Problem: Output every line exactly as written. Leave out pictures.

━━━━━ Available data ━━━━━

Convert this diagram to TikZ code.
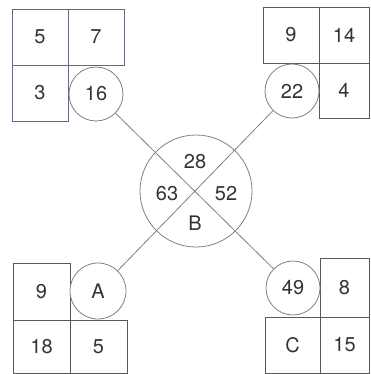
\documentclass[tikz,border=0pt]{standalone}
\usepackage{fontspec}
\setmainfont{TeX Gyre Heros}
\begin{document}
\begin{tikzpicture}[x=1pt,y=-1pt,
  txt/.style={text=black!80, font=\fontsize{20}{24}\selectfont, inner sep=0pt},
  cell/.style={draw=black!65, line width=0.8pt, rectangle, inner sep=0pt, text=black!80, font=\fontsize{20}{24}\selectfont},
  bcell/.style={cell, draw=blue!20!black!60},
  ring/.style={draw=black!50, line width=0.8pt, circle, inner sep=0pt, minimum size=54pt, text=black!80, font=\fontsize{20}{24}\selectfont},
  link/.style={draw=black!50, line width=0.8pt}]
\useasboundingbox (0,0) rectangle (371,374);
% top-left
\node[bcell, minimum width=56pt, minimum height=56pt] (tl1) at (40,37) {5};
\node[bcell, minimum width=56pt, minimum height=56pt] (tl2) at (96,37) {7};
\node[bcell, minimum width=56pt, minimum height=56pt] (tl3) at (40,93) {3};
\node[ring, fill=white] (c16) at (96,94) {16};
% top-right
\node[cell, minimum width=56pt, minimum height=56pt] (tr1) at (291,35) {9};
\node[cell, minimum width=50pt, minimum height=56pt] (tr2) at (344,35) {14};
\node[cell, minimum width=50pt, minimum height=55pt] (tr3) at (344,90.5) {4};
\node[ring, fill=white] (c22) at (292,91) {22};
% bottom-left
\node[cell, minimum width=57pt, minimum height=57pt] (bl1) at (41.5,291.5) {9};
\node[cell, minimum width=57pt, minimum height=53pt] (bl2) at (41.5,346.5) {18};
\node[cell, minimum width=57pt, minimum height=53pt] (bl3) at (98.5,346.5) {5};
\node[ring, fill=white, minimum size=56pt] (cA) at (98,291) {A};
% bottom-right
\node[cell, minimum width=49pt, minimum height=59pt] (br1) at (344.5,287.5) {8};
\node[cell, minimum width=55pt, minimum height=56pt] (br2) at (292.5,345) {C};
\node[cell, minimum width=49pt, minimum height=56pt] (br3) at (344.5,345) {15};
\node[ring, fill=white] (c49) at (293,288) {49};
% centre
\node[ring, minimum size=112pt] (cB) at (196,191) {};
\draw[link] (c16) -- (c49);
\draw[link] (c22) -- (cA);
\node[txt] (n28) at (195,162) {28};
\node[txt] (n63) at (167,194) {63};
\node[txt] (n52) at (226,194) {52};
\node[txt] (nB) at (195,223) {B};
\end{tikzpicture}
\end{document}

━━━━━

Exercise solution:
Convert this diagram to TikZ code.
\documentclass[tikz,border=0pt]{standalone}
\usepackage{fontspec}
\setmainfont{TeX Gyre Heros}
\begin{document}
\begin{tikzpicture}[x=1pt,y=-1pt,
  txt/.style={text=black!80, font=\fontsize{20}{24}\selectfont, inner sep=0pt},
  cell/.style={draw=black!65, line width=0.8pt, rectangle, inner sep=0pt, text=black!80, font=\fontsize{20}{24}\selectfont},
  bcell/.style={cell, draw=blue!20!black!60},
  ring/.style={draw=black!50, line width=0.8pt, circle, inner sep=0pt, minimum size=54pt, text=black!80, font=\fontsize{20}{24}\selectfont},
  link/.style={draw=black!50, line width=0.8pt}]
\useasboundingbox (0,0) rectangle (371,374);
% top-left
\node[bcell, minimum width=56pt, minimum height=56pt] (tl1) at (40,37) {5};
\node[bcell, minimum width=56pt, minimum height=56pt] (tl2) at (96,37) {7};
\node[bcell, minimum width=56pt, minimum height=56pt] (tl3) at (40,93) {3};
\node[ring, fill=white] (c16) at (96,94) {16};
% top-right
\node[cell, minimum width=56pt, minimum height=56pt] (tr1) at (291,35) {9};
\node[cell, minimum width=50pt, minimum height=56pt] (tr2) at (344,35) {14};
\node[cell, minimum width=50pt, minimum height=55pt] (tr3) at (344,90.5) {4};
\node[ring, fill=white] (c22) at (292,91) {22};
% bottom-left
\node[cell, minimum width=57pt, minimum height=57pt] (bl1) at (41.5,291.5) {9};
\node[cell, minimum width=57pt, minimum height=53pt] (bl2) at (41.5,346.5) {18};
\node[cell, minimum width=57pt, minimum height=53pt] (bl3) at (98.5,346.5) {5};
\node[ring, fill=white, minimum size=56pt] (cA) at (98,291) {A};
% bottom-right
\node[cell, minimum width=49pt, minimum height=59pt] (br1) at (344.5,287.5) {8};
\node[cell, minimum width=55pt, minimum height=56pt] (br2) at (292.5,345) {C};
\node[cell, minimum width=49pt, minimum height=56pt] (br3) at (344.5,345) {15};
\node[ring, fill=white] (c49) at (293,288) {49};
% centre
\node[ring, minimum size=112pt] (cB) at (196,191) {};
\draw[link] (c16) -- (c49);
\draw[link] (c22) -- (cA);
\node[txt] (n28) at (195,162) {28};
\node[txt] (n63) at (167,194) {63};
\node[txt] (n52) at (226,194) {52};
\node[txt] (nB) at (195,223) {B};
\end{tikzpicture}
\end{document}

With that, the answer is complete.